Chairman of the State Committee for Cinematography
- In office December 1986 – 24 August 1991
- Preceded by: Filip Yermash
- Succeeded by: Office abolished

Personal details
- Born: Aleksandr Ivanovich Kamshalov 9 January 1932
- Died: 4 September 2019 (aged 87) Moscow
- Resting place: Troyekurovskoye cemetery
- Party: Communist Party

= Aleksandr Kamshalov =

Soviet politician (1932–2019)

Aleksandr Kamshalov (1932–2019; Russian: Александр Камшалов) was a member of the Communist Party who served as the chairman of the State Committee for Cinematography in the Soviet Union being last Soviet politician who held the post. During his tenure Kamshalov was the most authoritative figure in the Soviet film industry, including the production, theatrical distribution, home video, and import and export of films.

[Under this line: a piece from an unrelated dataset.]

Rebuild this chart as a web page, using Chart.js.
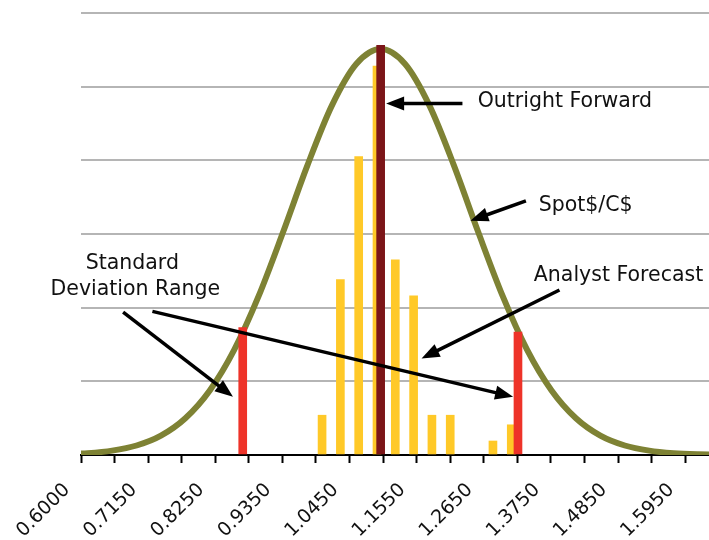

==Early life and education==
Kamshalov was born on 9 January 1932. He graduated from Moscow State University in 1954 receiving a degree in history.

==Career==
Following his graduation Kamshalov began to work as a teacher. From 1962 to 1970 he was secretary of the central committee of the Komsomol and a member of the collegium of the ministry of culture. Then he was in charge of the cinematography sector of the culture department of the Communist Party and appointed the chairman of the State Committee on Cinematography in 1970 which he held until 1986. Next he became chairman of the cinematography committee under the cabinet of ministers in December 1986, replacing Filip Yermash in the post.

===Views and activities===
His appointment as the head of the State Committee on Cinematography was regarded by the liberals as a positive initiative, but Kamshalov had a conservative political stance. Kamshalov made it possible for the senior Soviet officials to watch the foreign films and cancelled the broadcast of films which were directed by the Soviet filmmakers.

In 1988 Marina Goldovskaya, a well-known documentary director, produced a documentary about the history of the Soviet concentration camp at the Solovki Islands entitled Solovki Power. Like other films produced in the Soviet Union it was first screened for Kamshalov who requested major modifications in the film after watching it. For instance, he demanded the exclusion of the statement of Nikolai Beliakov, a comrade of Vladimir Lenin, "You’re in the hands of fascists now!" which he told the inmate Anatolii Gorelov. In addition, Kamshalov requested the deletion of a reference to Aleksandr Solzhenitsyn's book The Gulag Archipelago from the film which was still banned in the country due to the fact that Solzhenitsyn was a persona non grata in the Soviet Union. Although Kamshalov did not provide a permission for its broadcast, it was released without any modification in the late 1988 at the Dom Kino film club in Moscow possibly due to Mikhail Gorbachev's initiative.

==Death==
Kamshalov died in Moscow on 4 September 2019. He was buried in the Troyekurovskoye cemetery, Moscow, on 7 September after funeral ceremony.

==Awards==
Kamshalov was awarded the Order of the Red Banner of Labour, the Order of Friendship of Peoples and the Order of the Badge of Honour.